Bodily gift of self
A third similarity is found in the expression of love through a bodily giving of self. Christ’s love for men was incarnate and anything but angelistic: throughout his public life we see Him performing bodily good works among men as well as the spiritual healing of forgiving sins. Did this cost Him something? Certainly his weariness at Jacob’s well shows his personal human expense. However, the example that Christ called our attention to was his giving up of his life in order to save men and in order to establish once again a union between God and men: “Greater love has no man than this, that a man lay down his life for his friends” (John 15:13). This is also the example to which St. Paul points in his marriage discourse in which he directs husbands, “Husbands, love your wives, as Christ loved the Church and gave Himself up for her, that He might sanctify her. . .” (Eph. 5:25-26).

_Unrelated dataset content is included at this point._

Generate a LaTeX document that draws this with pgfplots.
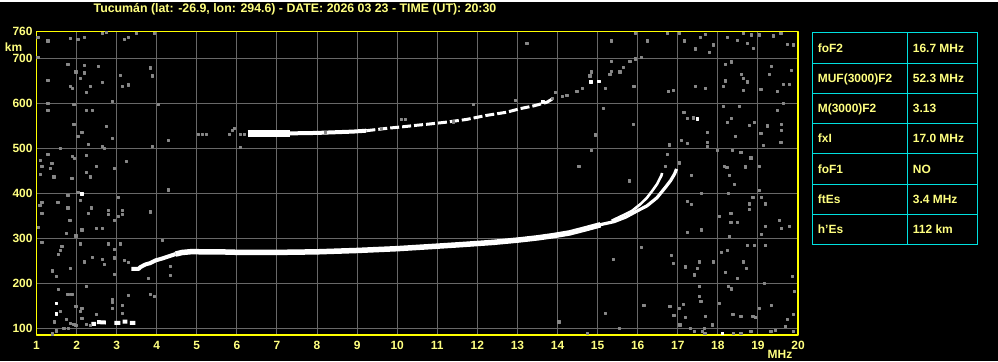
\documentclass[border=0pt]{standalone}
\usepackage{fontspec}
\setmainfont{Liberation Sans}
\usepackage{pgfplots}
\pgfplotsset{compat=1.18}
\definecolor{ylw}{RGB}{255,255,0}
\definecolor{ltxt}{RGB}{255,255,128}
\definecolor{gridc}{RGB}{104,104,104}
\definecolor{noise}{RGB}{135,135,135}
\definecolor{cyanb}{RGB}{0,224,224}
\begin{document}
\begin{tikzpicture}[x=1bp,y=1bp]
\fill[black] (0,0) rectangle (998,359);
\begin{axis}[
  at={(36.5bp,26bp)}, anchor=south west, scale only axis,
  width=761.5bp, height=303.5bp,
  xmin=1, xmax=20, ymin=86, ymax=760,
  xtick={1,...,20}, ytick={100,200,300,400,500,600,700,760},
  grid=major, major grid style={gridc, line width=1bp},
  axis line style={ylw, line width=1.3bp},
  major tick length=0pt,
  tick label style={font=\bfseries\fontsize{12}{12}\selectfont, text=ltxt},
  /pgf/number format/assume math mode=true,
  xticklabel style={yshift=-3bp},
  yticklabel style={xshift=-0.5bp},
  unbounded coords=jump,
  line cap=butt, line join=round,
]
% noise
\addplot[only marks, mark=square*, mark size=1.1bp, mark options={draw=noise, line width=0.4bp, fill=noise}] coordinates {
(1.03,748)(1.28,740)(1.84,746)(2.03,744)(2.19,748)(2.63,757)(2.73,758)(3.18,744)(3.29,748)(3.49,757)(3.94,756)(1.03,703)(1.78,688)(2.19,686)(2.19,669)(2.54,684)(1.98,671)(2.09,657)(3.09,664)(3.29,642)(3.14,639)(2.64,648)(2.34,639)(1.84,639)(1.89,635)(2.24,626)(1.28,653)(3.84,680)(3.88,662)(2.89,606)(1.28,601)(4.03,598)(1.93,598)(1.28,586)(2.24,586)(2.39,586)(2.73,550)(1.93,555)(2.13,537)(2.03,528)(2.89,523)(2.28,510)(1.59,501)(2.64,505)(2.69,501)(3.88,505)(4.28,519)(1.28,488)(2.24,485)(1.89,483)(1.94,479)(1.09,474)(1.38,468)(1.13,461)(1.34,456)(3.24,472)(2.49,461)(2.94,456)(2.24,447)(2.34,438)(1.09,443)(1.43,438)
(5.03,532)(5.13,532)(5.23,532)(5.80,532)(5.88,541)(5.93,546)(6.08,532)(6.19,532)(6.08,503)
(1.88,434)(2.03,404)(1.78,396)(3.03,392)(1.13,382)(1.53,382)(1.08,374)(2.09,386)(2.37,369)(2.28,357)(1.78,369)(2.78,364)(2.78,354)(3.13,364)(3.13,355)(3.03,351)(1.13,356)(3.83,360)(1.83,342)(2.94,342)(1.04,325)(2.13,320)(2.48,324)(2.64,324)(1.74,313)(1.98,307)(1.13,293)(2.09,289)(2.78,289)(3.09,289)(4.28,409)(4.13,297)(1.63,284)(1.59,275)(1.54,265)(2.94,276)(2.94,258)(2.39,259)(2.64,255)(2.19,249)(2.69,243)(3.19,252)(3.29,248)(1.84,235)(1.39,229)(1.49,217)(2.94,222)(3.79,213)(4.33,239)(4.33,219)(2.24,194)(1.54,188)(1.78,177)(1.88,177)(3.29,175)(3.84,177)(3.93,172)(2.88,165)(2.88,160)(1.98,151)(2.13,146)(2.09,139)(2.88,145)(3.14,152)(3.14,135)(1.59,139)(1.74,121)(1.44,116)(1.84,113)(1.79,101)(1.49,96)(1.68,101)(1.39,89)(1.93,110)(1.98,108)(2.13,124)(2.49,133)(2.24,111)(2.34,108)
(13.23,735)(11.89,598)(12.94,608)(10.1,565)(10.2,565)(11.4,560)(8.2,537)(9.6,545)
(13.86,612)(13.94,625)(14.11,616)(14.23,619)(14.48,627)(14.61,634)(14.80,662)(14.84,671)(15.19,634)(15.30,665)(15.34,673)(15.55,671)(15.63,681)(15.80,694)(15.94,700)(16.09,703)(15.34,694)
(15.94,757)(15.33,740)(16.23,740)(16.73,757)(17.03,757)(17.17,740)(17.44,722)(17.55,748)(17.68,755)(17.88,731)(17.79,714)(18.23,748)(18.48,741)(18.63,757)(18.83,753)(18.73,735)(18.88,723)(19.03,753)(19.38,751)(19.57,757)(19.73,732)(19.88,731)(18.19,688)(18.33,693)(18.59,666)(18.63,656)(18.19,651)(18.13,639)(18.73,649)(18.63,630)(19.07,632)(19.33,684)(19.28,666)(19.48,627)(19.63,643)(19.78,643)(19.83,675)(17.69,634)(17.44,639)(16.77,627)(16.88,630)(15.90,639)(15.14,590)(15.88,554)(14.94,531)(14.84,496)(17.15,581)(17.23,567)(17.38,569)(17.73,536)(18.13,595)(18.54,595)(18.33,567)(18.23,558)(18.44,528)(18.78,552)(18.90,558)(19.07,535)(19.23,551)(19.58,554)(19.58,541)(19.48,586)(19.63,601)(19.13,508)(17.73,515)(17.73,505)(17.08,519)(17.23,513)(16.78,509)(16.73,487)(17.98,497)(18.36,497)(18.57,493)(18.82,480)(19.57,514)
(17.03,469)(17.34,442)(16.69,461)(18.15,462)(18.22,459)(18.29,442)(18.40,421)(18.57,492)(18.82,479)(19.03,462)(18.69,460)(18.87,392)(19.03,407)(19.19,378)(19.09,392)(17.23,384)(17.33,377)(17.59,401)(18.25,401)(18.04,351)(18.32,356)(18.32,337)(18.48,337)(18.79,378)(18.78,365)(19.54,342)(19.19,328)(19.79,328)(19.59,323)(19.09,310)(17.23,315)(17.58,320)(18.29,305)(16.08,282)(16.83,264)(16.88,246)(17.19,238)(17.40,220)(17.48,234)(17.54,249)(17.88,249)(18.09,271)(18.23,275)(18.73,285)(18.90,285)(19.19,285)(18.63,249)(18.70,235)(18.19,226)(18.48,213)(19.15,202)(19.86,217)(17.54,194)(18.25,194)(18.33,189)(19.90,183)(17.53,172)(17.57,161)(17.13,155)(16.80,151)(17.03,145)(18.03,157)(19.03,146)(19.33,152)(16.13,152)(18.37,133)(18.57,128)(18.87,128)(18.94,125)(19.73,122)(19.88,133)(17.19,126)(17.69,128)(17.30,101)(17.40,94)(17.65,101)(17.86,109)(16.90,130)(17.05,109)(19.44,97)(19.69,105)(19.88,94)(19.32,94)(18.82,94)(18.57,90)(18.38,90)(17.67,90)(17.61,94)
(15.38,254)(15.19,135)(14.03,116)(15.53,101)(14.74,90)(14.53,461)(15.78,429)(16.15,152)(16.78,150)(16.88,131)
};
% isolated white echoes
\addplot[only marks, mark=square*, mark size=1.3bp, mark options={draw=white, fill=white}] coordinates {
(2.13,400)(1.49,157)(1.49,133)(17.48,567)(18.11,90)(13.63,604)(14.82,649)(15.03,650)
};
% Es trace
\addplot[white, line width=4bp] coordinates {
(2.37,111)(2.48,111) (2.49,nan) (2.51,115)(2.73,114) (2.8,nan) (2.94,113)(3.09,113) (3.1,nan) (3.15,116)(3.27,116) (3.3,nan) (3.33,113)(3.47,113)
};
% F2 trace, low part
\addplot[white, line width=4bp] coordinates {
(3.37,233)(3.55,233)(3.59,237)(3.72,243)(3.84,246)(3.97,252)(4.13,256)(4.30,261)(4.47,266)
};
% F2 trace, main part
\addplot[white, line width=5.5bp] coordinates {
(4.47,266)(4.63,269.5)(4.88,271.5)(5.13,271)(5.55,271)(5.97,270)(6.38,270)(6.80,270)(7.22,270)(8.0,271)(9.0,274)(10.0,278)(10.9,283)(11.6,287)(12.4,292)(13.0,297)(13.5,302)(13.9,307)(14.3,313)(14.65,321)(15.07,331)
};
% right branch
\addplot[white, line width=3.2bp] coordinates {
(15.0,330)(15.41,338)(15.7,348)(15.99,362)(16.23,373)(16.48,391)(16.69,414)(16.82,429)(16.92,444)(16.97,455)
};
% left branch
\addplot[white, line width=2.6bp] coordinates {
(15.35,340)(15.61,351)(15.86,362)(16.07,377)(16.23,391)(16.36,406)(16.48,421)(16.59,440)(16.61,446)
};
% second hop F2
\addplot[white, line width=6.5bp] coordinates {
(6.27,534)(6.8,534)(7.32,534)
};
\addplot[white, line width=4bp] coordinates {
(7.30,534)(7.98,535)(8.9,538)(9.23,540)
};
\addplot[white, line width=3bp, dash pattern=on 9bp off 3bp] coordinates {
(9.23,540)(9.82,546)(10.07,548)(10.48,552)(10.82,555)(11.23,559)(11.73,565)(12.23,574)(12.73,581)(13.07,589)(13.4,595)(13.73,603)(13.9,612)
};
\end{axis}
% labels
\node[text=ltxt, font=\bfseries\fontsize{12.4}{14}\selectfont] at (295,352) {Tucumán (lat: -26.9, lon: 294.6) - DATE: 2026 03 23 - TIME (UT): 20:30};
\node[text=ltxt, font=\bfseries\fontsize{12}{12}\selectfont] at (13.5,314) {km};
\node[text=ltxt, font=\bfseries\fontsize{12}{12}\selectfont] at (780,7) {MHz};
% parameter table
\begin{scope}[cyanb, line width=1.2bp]
\draw (812.3,116.7) rectangle (977.3,328.3);
\draw (907.3,116.7) -- (907.3,328.3);
\foreach \yy in {297.3,267.7,238,207.3,176.7,146.3} {\draw (812.3,\yy) -- (977.3,\yy);}
\end{scope}
\begin{scope}[every node/.style={anchor=west, inner sep=0pt, text=ltxt, text height=8.7bp, text depth=0pt, font=\bfseries\fontsize{12}{12}\selectfont}]
\node at (817.7,312.8) {foF2};        \node at (912.7,312.8) {16.7 MHz};
\node at (817.7,282.5) {MUF(3000)F2}; \node at (912.7,282.5) {52.3 MHz};
\node at (817.7,252.8) {M(3000)F2};   \node at (912.7,252.8) {3.13};
\node at (817.7,222.6) {fxI};         \node at (912.7,222.6) {17.0 MHz};
\node at (817.7,192.0) {foF1};        \node at (912.7,192.0) {NO};
\node at (817.7,161.5) {ftEs};        \node at (912.7,161.5) {3.4 MHz};
\node at (817.7,131.5) {h'Es};        \node at (912.7,131.5) {112 km};
\end{scope}
\end{tikzpicture}
\end{document}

In the act of sexual intercourse in marriage we likewise have the possibility of a bodily expression of love which represents a real giving of self in order to increase the union between husband and wife. This possibility is not realized in every act of sexual intercourse, even that which is morally permissible in marriage. Of itself, looked at on the lowest level, it is simply a union of two bodies. As to the human value of this union, we will have an unfortunately large range . . . the gross outrage of rape, the commercial use of prostitution, adultery and fornication (in both of which the level of affection can be very high while still lacking utterly the total meaning of human love) and the various meanings of sexual intercourse within marriage. For within marriage, there is still a range of human significance of the sexual union sometimes paralleling those outside of marriage: the act which is little more than an act of legalized rape in which there is no affection, to say nothing of love; the acts which positively exclude a real acceptance of the other person in the sense of accepting further responsibility for that person or any other person; acts which embody total acceptance of the other person and of the responsibilities which their mutual love entails; and finally that act which, as a real embodiment of their mutual self-giving love, consciously seeks to personify this love in a third person, as the communitarian love of the Father and the Son is personified in the third person of the Holy Spirit.
At this highest level, we have a love which seeks to love in the image and likeness of God, to be freely creative, a love which is Christian for it incarnates itself, not shrinking from the self-sacrifice which will undoubtedly follow from this “incarnation,” this expression of their love through a bodily giving of self. What must be understood in all of this is that the marital act is meant to be the bodily expression of the personal love between the two persons, an expression of their union with each other through a mutual giving of self.
To be continued tomorrow. (By John Kippley, Ave Maria 1967; Sex and the Marriage Covenant, Ignatius 2005)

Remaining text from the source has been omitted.